Digital and technology

Streamlined care

Streamlined care Health care can be improved by taking paper out of the system, whether in records or referrals, according to Hugh Mullen.

As the Health and Social Care Board’s outgoing Director of Performance Management and Service Improvement, Mullen updated delegates on how ICT is modernising and transforming health services at an agendaNi seminar in April.

Health service management was a late adopter of ICT compared to other sectors, Mullen remarked, and the service was “still doing an awful lot with pieces of paper.”

The global banking sector spends 6.9 per cent of its budget in ICT while the global health spend in the same field is 3.9 per cent. Northern Ireland’s health and care spend is around 1 per cent of the overall budget, but the figure is growing.
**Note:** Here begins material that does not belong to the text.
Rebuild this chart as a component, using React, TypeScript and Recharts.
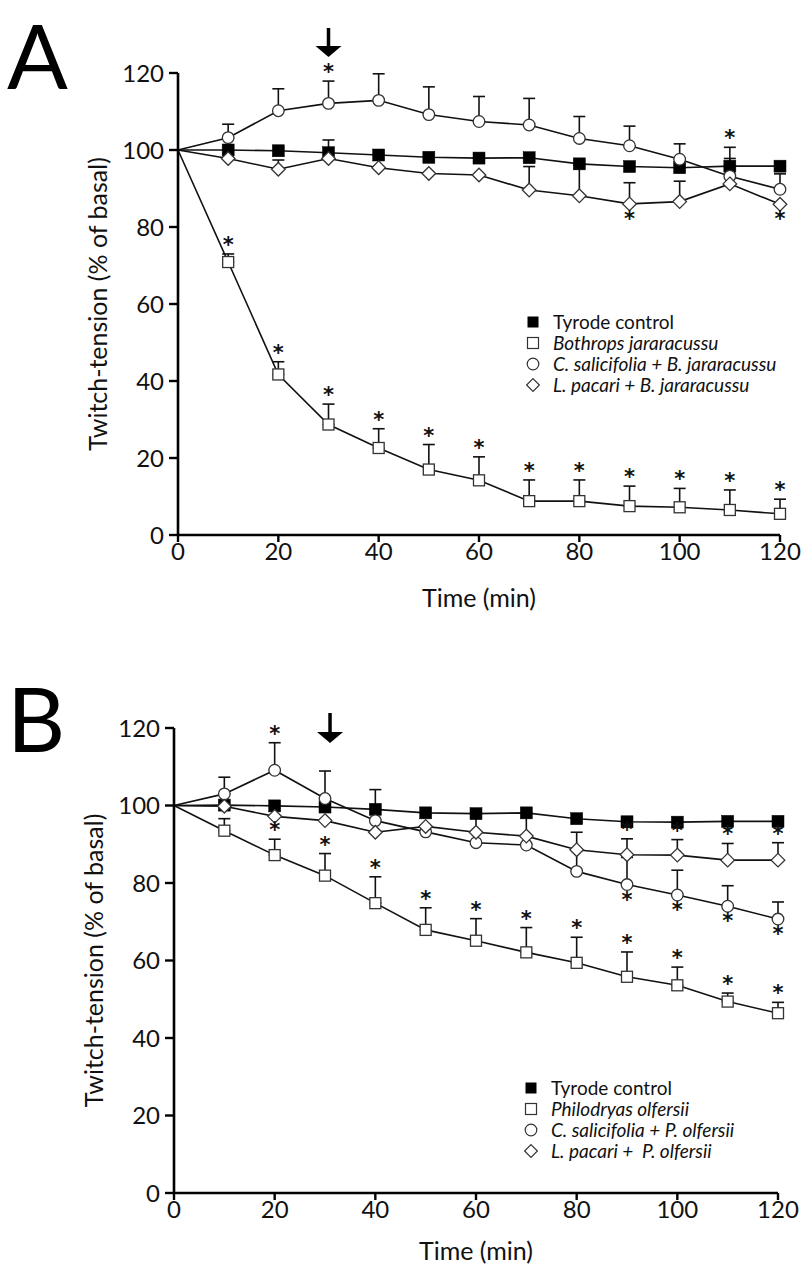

In his view, ICT is “fundamental to high quality health and social care services.”

Major improvements have been made. Two years ago, more than 70 per cent of PCs in the sector were more than three years old and not capable of running modern software. He recalled visiting a community paediatrician who was based in a “shack” next door to a health centre with no computer.

Senior ICT staff emphasised the need to modernise and improve the basic ICT infrastructure, as there was little point in providing new services if this was not fit for purpose.

The Northern Ireland Picture Archiving and Communications System (NIPACS), which allows images to be stored and sent electronically between hospitals, was a key project. However, to one ICT professional, implementing it felt like building a penthouse on top of a wooden hut.

Since then, almost £30 million has been invested in infrastructure and software licences. This has included network upgrades to support NIPCS and 14,500 new PCs. Another 14,500 are needed as around 40,000 staff need a PC to do their job.

If modern desktop software is used properly, there would be no need for every manager to have a full-time secretary, he commented. Those staff could be redeployed elsewhere. In his unit, there are just four administration staff for 30 senior managers.

All GP practices now have broadband links to the Health Service network. Primary care infrastructure has historically been better than in secondary care. All major ICT systems are now linked to the health and care number index, which ensures that everyone in the province has a unique medical record.

The cancer patient tracking system (known as CAPPS) is an achievement of which he was particularly proud. If a specialist thinks that a patient has cancer, he or she must be treated within 62 days but this may require a referral to another hospital.

Before the system was introduced, doctors communicated by phone and on paper. Now, they can discuss a patient’s condition by video-link in real time, which also helps train junior doctors and nurses.

“Basically if you’ve got cancer, you just worry until you know what’s going to happen to you next. We’ve got to make sure that’s done in as timely a way as possible as well as obviously as clinically effectively as possible.”

NIPACS is now live in three trusts and will be rolled out regionally within six months. A comprehensive electronic care record has been piloted in two hospitals; this draws together information on the patient from all the relevant systems.

Going forward, the key priority is to improve the information system for community care and social work.

GP referral letters could also be replaced by electronic communications, thus ending the problem of lost letters and allowing messages to be tracked as they go through the service; the board hopes to use the SCI Gateway system.

“I do not worry about the confidentiality issue at all. It’s a red herring,” he said. Electronic systems can only be an improvement on paper records as anyone can walk into any UK hospital and walk out again with a medical record. The procurement system, he insisted, took far too long and takes up the time of three to four staff for several months.

“We have got to make sure that the front and centre of this is how do we improve patient care, how do we improve care to clients [and] how do we improve services to the public?”